Why Emotionally Resonant Messaging Builds the Most Valuable ROI
You can’t constantly ask for money to support your cause, especially when time and attention are just as scarce. That’s why emotional storytelling has become one of the most persuasive currencies.
When your message taps into someone’s values, they remember your brand. They might share your content. They become more likely to take action—whether now or later—and to advocate on your behalf.
This kind of resonance goes beyond surface engagement. It’s rooted in how people actually make decisions.
Research in consumer psychology shows that most choices are made emotionally, then justified with logic. Whether you’re selling a product or protecting a watershed, purpose-driven storytelling is what creates belief and builds lasting support.
Help your audience understand why their involvement matters, not just their checkbook. Show them that their presence fills a vital role in your mission.

 

The Brand Health Checklist: A Quick Nonprofit Marketing Audit
Want to evaluate the strength of your brand in five minutes? Use this framework to spot gaps and opportunities in your nonprofit brand strategy:
 
The 5 C’s of Mission-Led Marketing
Clarity – Is your message easy to understand and repeat, or does it drown in jargon and technical language?
Consistency – Do your visuals, tone, and values align across platforms? Each channel may have a unique audience, but your brand voice and the heart of your message should remain the same.
Credibility – Are you offering proof through your impact storytelling? As the old writing rule says: show, don’t tell. Show donors what their support achieves, not just what you promise.
Connection – Have you created multiple entry points beyond donating? Engagement strategies matter as much as conversion.
Conviction – Are you standing boldly in your mission, or softening it for broader appeal? If you don’t believe in it fully, others won’t either.

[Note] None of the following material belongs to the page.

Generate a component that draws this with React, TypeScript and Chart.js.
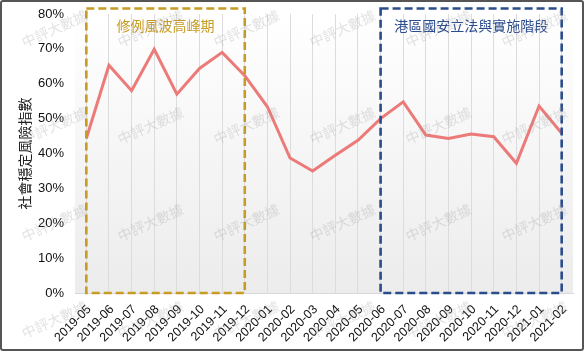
import React, { useEffect, useRef } from "react";
import { Chart, registerables } from "chart.js";

Chart.register(...registerables);

const categories = [
  "2019-05", "2019-06", "2019-07", "2019-08", "2019-09", "2019-10", "2019-11", "2019-12",
  "2020-01", "2020-02", "2020-03", "2020-04", "2020-05", "2020-06", "2020-07", "2020-08",
  "2020-09", "2020-10", "2020-11", "2020-12", "2021-01", "2021-02",
];
const riskIndex = [
  44.3, 65.3, 58.0, 69.9, 57.0, 64.4, 69.0, 62.3,
  53.4, 38.7, 35.0, 39.5, 43.8, 50.0, 54.8, 45.3,
  44.3, 45.6, 44.8, 37.2, 53.6, 45.8,
];
const yTickValues = [0, 10, 20, 30, 40, 50, 60, 70, 80];
const periodLabels = ["修例風波高峰期", "港區國安立法與實施階段"];
const periodStarts = ["2019-05", "2020-06"];
const periodEnds = ["2019-12", "2021-02"];
const periodColors = ["#c69c22", "#2b4c8c"];
const yAxisTitle = "社會穩定風險指數";
const watermarkText = "中評大數據";

const FONT = '"Liberation Sans", "Noto Sans CJK TC", sans-serif';

const bgPlugin = {
  id: "bgGradient",
  beforeDraw(chart: any) {
    const { ctx, chartArea } = chart;
    const g = ctx.createLinearGradient(0, chartArea.top, 0, chartArea.bottom);
    g.addColorStop(0, "#ffffff");
    g.addColorStop(1, "#ececec");
    ctx.save();
    ctx.fillStyle = g;
    ctx.fillRect(chartArea.left, chartArea.top, chartArea.right - chartArea.left, chartArea.bottom - chartArea.top);
    ctx.restore();
  },
};

const periodPlugin = {
  id: "periods",
  afterDatasetsDraw(chart: any) {
    const { ctx, chartArea, scales } = chart;
    const xs = scales.x;
    const ys = scales.y;
    ctx.save();
    periodLabels.forEach((label, i) => {
      const x0 = xs.getPixelForValue(categories.indexOf(periodStarts[i]));
      const x1 = xs.getPixelForValue(categories.indexOf(periodEnds[i]));
      const top = chartArea.top - 5.5;
      const bottom = ys.getPixelForValue(0);
      ctx.strokeStyle = periodColors[i];
      ctx.lineWidth = 2.6;
      ctx.setLineDash([8, 4]);
      ctx.strokeRect(x0, top, x1 - x0, bottom - top);
      ctx.setLineDash([]);
      ctx.fillStyle = periodColors[i];
      ctx.font = `14px ${FONT}`;
      ctx.textAlign = "center";
      ctx.textBaseline = "middle";
      ctx.fillText(label, (x0 + x1) / 2, top + 19);
    });
    ctx.restore();
  },
};

const watermarkPlugin = {
  id: "watermark",
  afterDraw(chart: any) {
    const { ctx } = chart;
    ctx.save();
    ctx.font = `14px ${FONT}`;
    ctx.fillStyle = "rgba(150,150,150,0.28)";
    ctx.textAlign = "center";
    ctx.textBaseline = "middle";
    for (let i = 0; i < 6; i++) {
      for (let j = 0; j < 4; j++) {
        const cx = 53 + 96 * i;
        const cy = 28 + 97 * j;
        ctx.save();
        ctx.translate(cx, cy);
        ctx.rotate(-24 * Math.PI / 180);
        ctx.fillText(watermarkText, 0, 0);
        ctx.restore();
      }
    }
    ctx.restore();
  },
};

export default function App() {
  const ref = useRef<HTMLCanvasElement | null>(null);
  useEffect(() => {
    if (!ref.current) return;
    const chart = new Chart(ref.current, {
      type: "line",
      data: {
        labels: categories,
        datasets: [
          {
            data: riskIndex,
            borderColor: "#ec7a78",
            borderWidth: 3,
            pointRadius: 0,
            tension: 0,
            fill: false,
          },
        ],
      },
      options: {
        animation: false,
        responsive: false,
        layout: { padding: { left: 0, right: 9, top: 12, bottom: 0 } },
        plugins: { legend: { display: false }, tooltip: { enabled: false } },
        scales: {
          x: {
            offset: true,
            grid: { display: true, color: "#dcdcdc", drawTicks: false, tickLength: 0, offset: false },
            border: { display: true, color: "#d8d8d8" },
            ticks: {
              color: "#111",
              font: { size: 12.5, family: FONT },
              maxRotation: 45,
              minRotation: 45,
              autoSkip: false,
              padding: 9,
              labelOffset: 3,
            },
            afterFit: (s: any) => { s.height = 56; s.paddingLeft = 0; s.paddingRight = 0; },
          },
          y: {
            min: 0,
            max: 80,
            afterBuildTicks: (s: any) => { s.ticks = yTickValues.map((v) => ({ value: v })); },
            grid: { display: false, drawTicks: false },
            border: { display: false },
            ticks: {
              color: "#111",
              font: { size: 13, family: FONT },
              padding: 11,
              callback: (v: any) => `${v}%`,
            },
            title: {
              display: true,
              text: yAxisTitle,
              color: "#222",
              font: { size: 14, family: FONT },
              padding: { top: 16, bottom: 0 },
            },
            afterFit: (s: any) => { s.width = 73; s.paddingTop = 0; s.paddingBottom = 0; },
          },
        },
      },
      plugins: [bgPlugin, periodPlugin, watermarkPlugin],
    });
    return () => chart.destroy();
  }, []);
  return (
    <div
      style={{
        position: "fixed",
        left: 0,
        top: 0,
        width: 584,
        height: 351,
        boxSizing: "border-box",
        border: "2px solid #555",
        borderRadius: 3,
        background: "#fff",
      }}
    >
      <canvas ref={ref} width={580} height={347} style={{ display: "block", width: 580, height: 347 }} />
    </div>
  );
}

Check three or more, and you’re on the right path. All five? You’re building a brand with real gravity.

 

Final Thoughts: ROI Is a Relationship, Not Just a Number
The most effective nonprofit marketing campaigns understand something critical: impact doesn’t always happen at first glance. You’re not just creating content—you’re cultivating connection. You’re not chasing clicks—you’re creating conversations. You’re building a narrative so compelling that others feel called to join you in it.
As you shape your next strategy, ask yourself whether you’re measuring what truly matters to your mission-driven audience, balancing short-term action with a long-term brand vision, and valuing non-financial ROI.
Because in the end, the true return of nonprofit digital marketing is this: loyalty. Leadership. Long-term change. And yes, eventually more donations too.